Under the Clean Water Act, every state must submit a list of impaired and threatened waterbodies to the EPA. Examples of these waterbodies include river segments, lakes, streams, etc.
States must specify what pollutants are present for each waterbody listed and whether their origins are traceable to a point source. These lists are updated and submitted to the Environmental Protection Agency every two years.
The most recent report conducted between 2022 and 2024 revealed that the Santa Ana Region, which includes northern Orange County and the Inland Empire, has 78 new waterbody-pollutant combinations recommended for listing in the 2024 draft report. If the EPA approves the report, the Santa Ana Region’s 303(d) list will have a total of 217 waterbody-pollutant combinations.
These lists, also known as 303(d) lists, are ranked by priority based on the severity of pollution and how “beneficial” the waterbody is.
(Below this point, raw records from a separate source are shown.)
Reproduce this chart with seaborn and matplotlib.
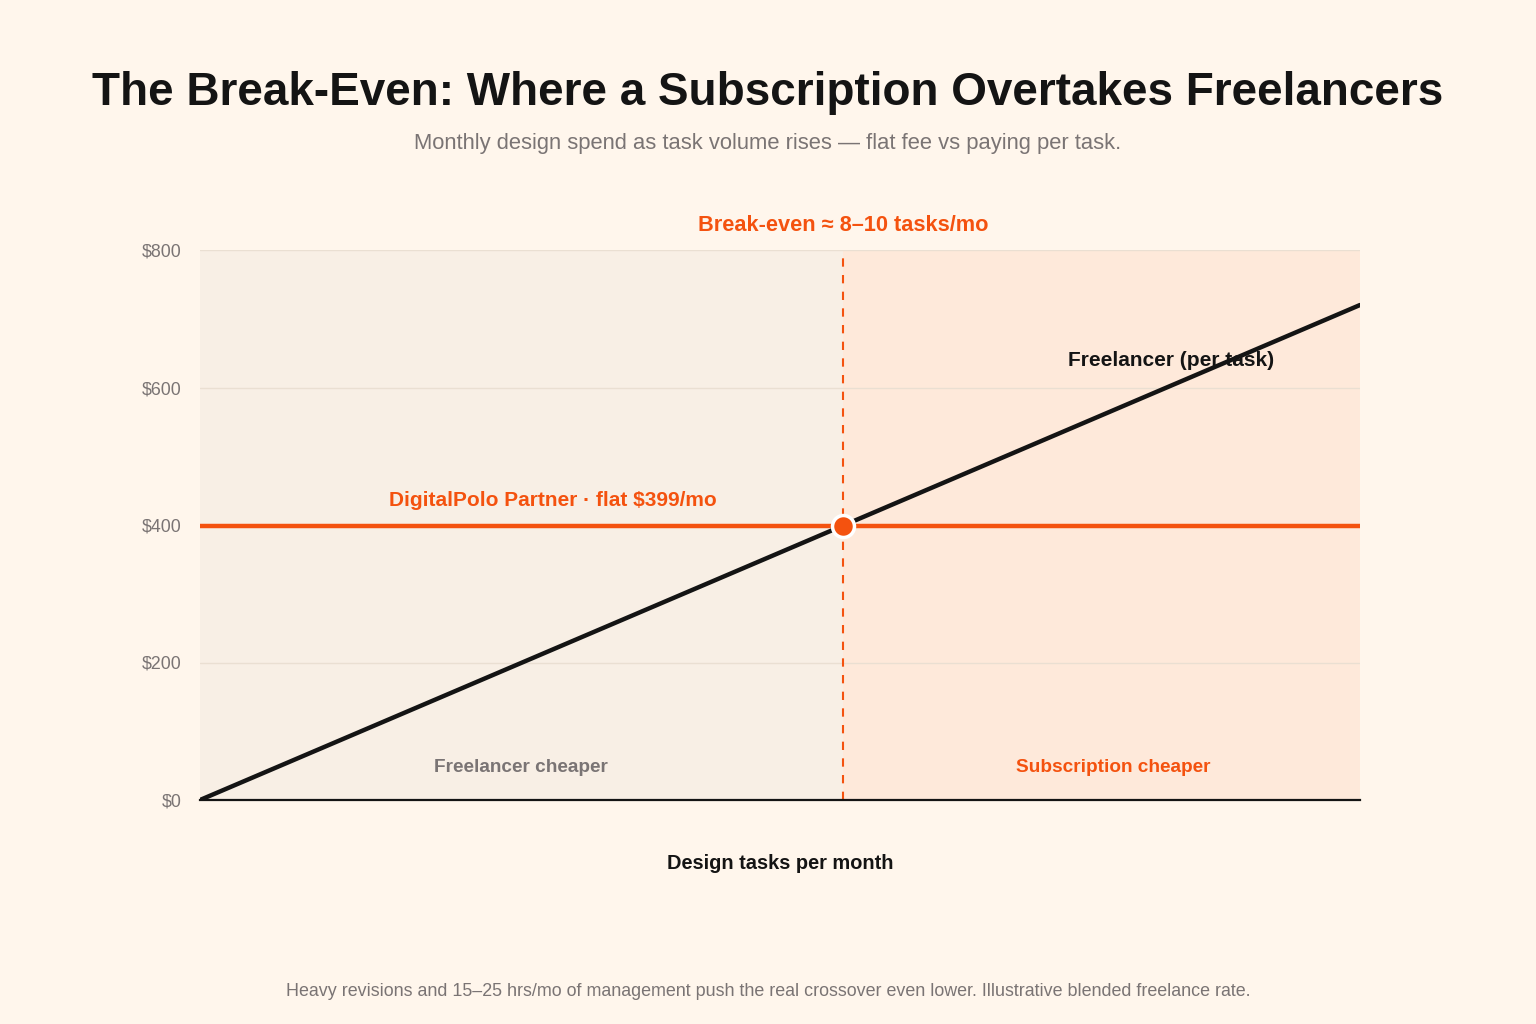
import numpy as np
import pandas as pd
import seaborn as sns
import matplotlib.pyplot as plt

# data
tasks = [0, 16]
freelancer_cost = [0, 720]
subscription_fee = 399
freelancer_rate = 45
y_ticks = [0, 200, 400, 600, 800]
y_tick_labels = ['$0', '$200', '$400', '$600', '$800']

BG = '#FFF6EC'
ORANGE = '#F4520F'
DARK = '#141414'
GREY = '#7A7474'

sns.set_theme(style='white')
plt.rcParams['font.family'] = ['Liberation Sans', 'DejaVu Sans']

df = pd.DataFrame({
    'tasks': tasks + tasks,
    'cost': freelancer_cost + [subscription_fee, subscription_fee],
    'plan': ['Freelancer', 'Freelancer', 'Subscription', 'Subscription'],
})
breakeven = subscription_fee / freelancer_rate

fig = plt.figure(figsize=(15.36, 10.24), dpi=100, facecolor=BG)
ax = fig.add_axes([200 / 1536, 1 - 800 / 1024, 1160 / 1536, 550 / 1024])
ax.set_facecolor(BG)

ax.axvspan(tasks[0], breakeven, color='#F8EFE5', zorder=0, lw=0)
ax.axvspan(breakeven, tasks[1], color='#FEE9DA', zorder=0, lw=0)
for y in y_ticks[1:]:
    ax.axhline(y, color='#EADFD2', lw=1, zorder=1)

sns.lineplot(data=df, x='tasks', y='cost', hue='plan',
             palette={'Freelancer': DARK, 'Subscription': ORANGE},
             linewidth=3.2, legend=False, ax=ax, zorder=3)
ax.lines[-1].set_zorder(2.5)

ax.axvline(breakeven, color=ORANGE, lw=1.5, ls=(0, (4, 4)), zorder=2)
ax.scatter([breakeven], [subscription_fee], s=250, color=ORANGE,
           edgecolor='white', linewidth=2.5, zorder=5)

ax.set_xlim(tasks[0], tasks[1])
ax.set_ylim(0, 800)
ax.set_xticks([])
ax.set_yticks(y_ticks)
ax.set_yticklabels(y_tick_labels, color=GREY, fontsize=12.8)
ax.tick_params(axis='y', length=0, pad=13)
for s in ['top', 'right', 'left']:
    ax.spines[s].set_visible(False)
ax.spines['bottom'].set_color(DARK)
ax.spines['bottom'].set_linewidth(1.6)
ax.set_xlabel('Design tasks per month', fontsize=14.4, fontweight='bold',
              color=DARK, labelpad=39)
ax.set_ylabel('')

ax.text(4.87, 436, 'DigitalPolo Partner · flat $399/mo', color=ORANGE,
        fontsize=15, fontweight='bold', ha='center', va='center')
ax.text(13.4, 640, 'Freelancer (per task)', color=DARK,
        fontsize=15, fontweight='bold', ha='center', va='center')
ax.text(breakeven / 2, 47, 'Freelancer cheaper', color=GREY,
        fontsize=13.7, fontweight='bold', ha='center', va='center')
ax.text(12.6, 47, 'Subscription cheaper', color=ORANGE,
        fontsize=13.7, fontweight='bold', ha='center', va='center')
ax.text(breakeven, 835, 'Break-even ≈ 8–10 tasks/mo', color=ORANGE,
        fontsize=15.7, fontweight='bold', ha='center', va='center', clip_on=False)

fig.text(0.5, 1 - 93 / 1024, 'The Break-Even: Where a Subscription Overtakes Freelancers',
         ha='center', va='center', fontsize=33, fontweight='bold', color=DARK)
fig.text(0.5, 1 - 144 / 1024,
         'Monthly design spend as task volume rises — flat fee vs paying per task.',
         ha='center', va='center', fontsize=15.8, color=GREY)
fig.text(0.5, 1 - 992 / 1024,
         'Heavy revisions and 15–25 hrs/mo of management push the real crossover even lower. Illustrative blended freelance rate.',
         ha='center', va='center', fontsize=12.9, color=GREY)

fig.savefig('out.png', dpi=100, facecolor=BG)
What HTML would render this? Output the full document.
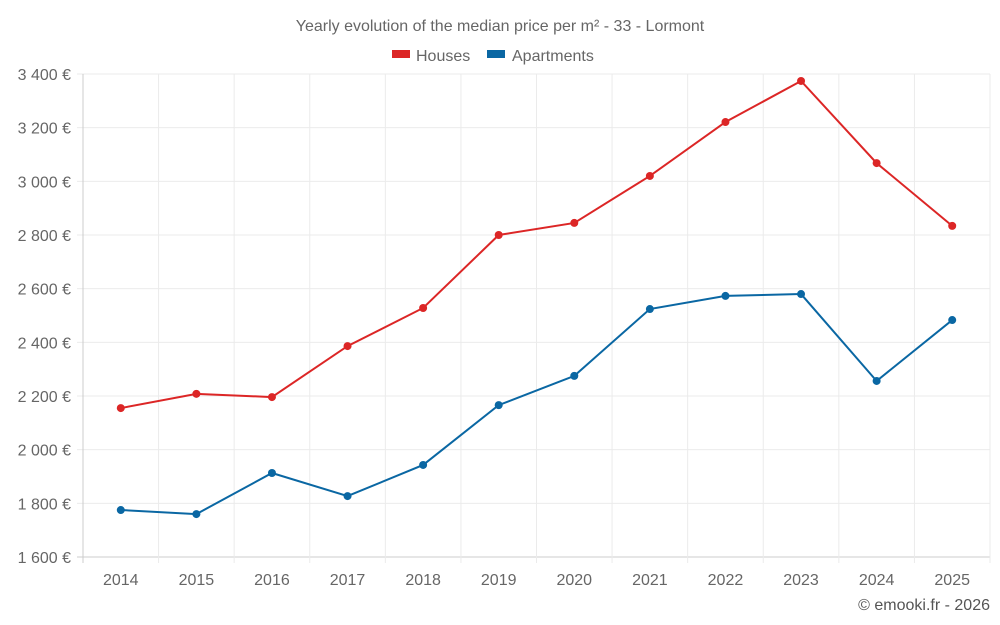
<!DOCTYPE html>
<html><head><meta charset="utf-8"><style>
body{margin:0;background:#fff;}
svg{display:block;font-family:"Liberation Sans",sans-serif;}
</style></head><body>
<svg id="chart" width="1000" height="625">
<text x="500" y="31" text-anchor="middle" font-size="16" fill="#666">Yearly evolution of the median price per m² - 33 - Lormont</text>
<g><rect x="392" y="50" width="18" height="8" fill="#dc2626"/><text x="416" y="61" font-size="16" fill="#666">Houses</text></g>
<g><rect x="487" y="50" width="18" height="8" fill="#0a67a3"/><text x="512" y="61" font-size="16" fill="#666">Apartments</text></g>
<g id="grid"></g><g id="series"></g>
<text x="990" y="610" text-anchor="end" font-size="16" fill="#555">© emooki.fr - 2026</text>
</svg>
<script>
const years=["2014","2015","2016","2017","2018","2019","2020","2021","2022","2023","2024","2025"];
const houses=[2155,2208,2196,2386,2528,2800,2845,3020,3221,3374,3068,2834];
const apartments=[1775,1760,1913,1827,1943,2166,2275,2524,2573,2580,2256,2483];
const yTicks=[1600,1800,2000,2200,2400,2600,2800,3000,3200,3400];
const L=83,R=990,T=74,B=557,yMin=1600,yMax=3400;
const bw=(R-L)/years.length;
const x=i=>L+bw*(i+0.5);
const y=v=>B-(v-yMin)/(yMax-yMin)*(B-T);
const NS="http://www.w3.org/2000/svg";
const g=document.getElementById('grid'),s=document.getElementById('series');
function mk(t,a,p){const e=document.createElementNS(NS,t);for(const k in a)e.setAttribute(k,a[k]);p.appendChild(e);return e;}
yTicks.forEach(v=>{
 const l=mk('line',{x1:L-6,x2:R,y1:y(v),y2:y(v),stroke:v===yMin?'#ccc':'#ebebeb'},g);
 
 
 const t=mk('text',{x:L-12,y:y(v)+6,'text-anchor':'end','font-size':16,fill:'#666'},g);
 t.textContent=String(v).replace(/(\d)(\d{3})$/,'$1 $2')+' €';
 
 
});
for(let i=0;i<=years.length;i++){
 const l=mk('line',{x1:L+bw*i,x2:L+bw*i,y1:T,y2:B+(i<years.length+1?6:0),stroke:i===0?'#ccc':'#ebebeb'},g);
 
 
}
years.forEach((yr,i)=>{
 const t=mk('text',{x:x(i),y:585,'text-anchor':'middle','font-size':16,fill:'#666'},g);
 t.textContent=yr;
 
 
});
function draw(vals,col,name){
 const p=mk('polyline',{points:vals.map((v,i)=>x(i)+','+y(v)).join(' '),fill:'none',stroke:col,'stroke-width':2},s);
 
 
 vals.forEach((v,i)=>{
  const c=mk('circle',{cx:x(i),cy:y(v),r:4,fill:col},s);
  
  
 });
}
draw(houses,'#dc2626','houses');
draw(apartments,'#0a67a3','apartments');
</script>
</body></html>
Some examples of beneficial uses include:
- Drinking water supply
- Water contact recreation (swimming, surfing, fishing, etc.)
- Non-water contact recreation (beachcombing, camping, tidepooling, sunbathing, etc.)
- Agricultural supply
- Commercial fishing/sport fishing
- Shellfish harvesting
- Habitat and ecosystem preservation
- Rare, threatened, or endangered species habitat
- Support for the migration of aquatic organisms
- Significance in Indigenous American tradition and culture
- Non-tribal and tribal subsistence fishing
What happens next?
Ideally, when a waterbody is identified as impaired, the local agencies responsible for it take action to eliminate the pollution source.
If that does not happen, a total maximum daily load (TMDL) or other regulation is produced to dictate the maximum amount of a pollutant allowed to enter the waterbody to sustain water quality standards.
Coastkeeper has been involved in creating and enforcing several TMDLs, each one varying per pollutant and waterbody. An example is the copper TMDL adopted for Newport Bay in 2022.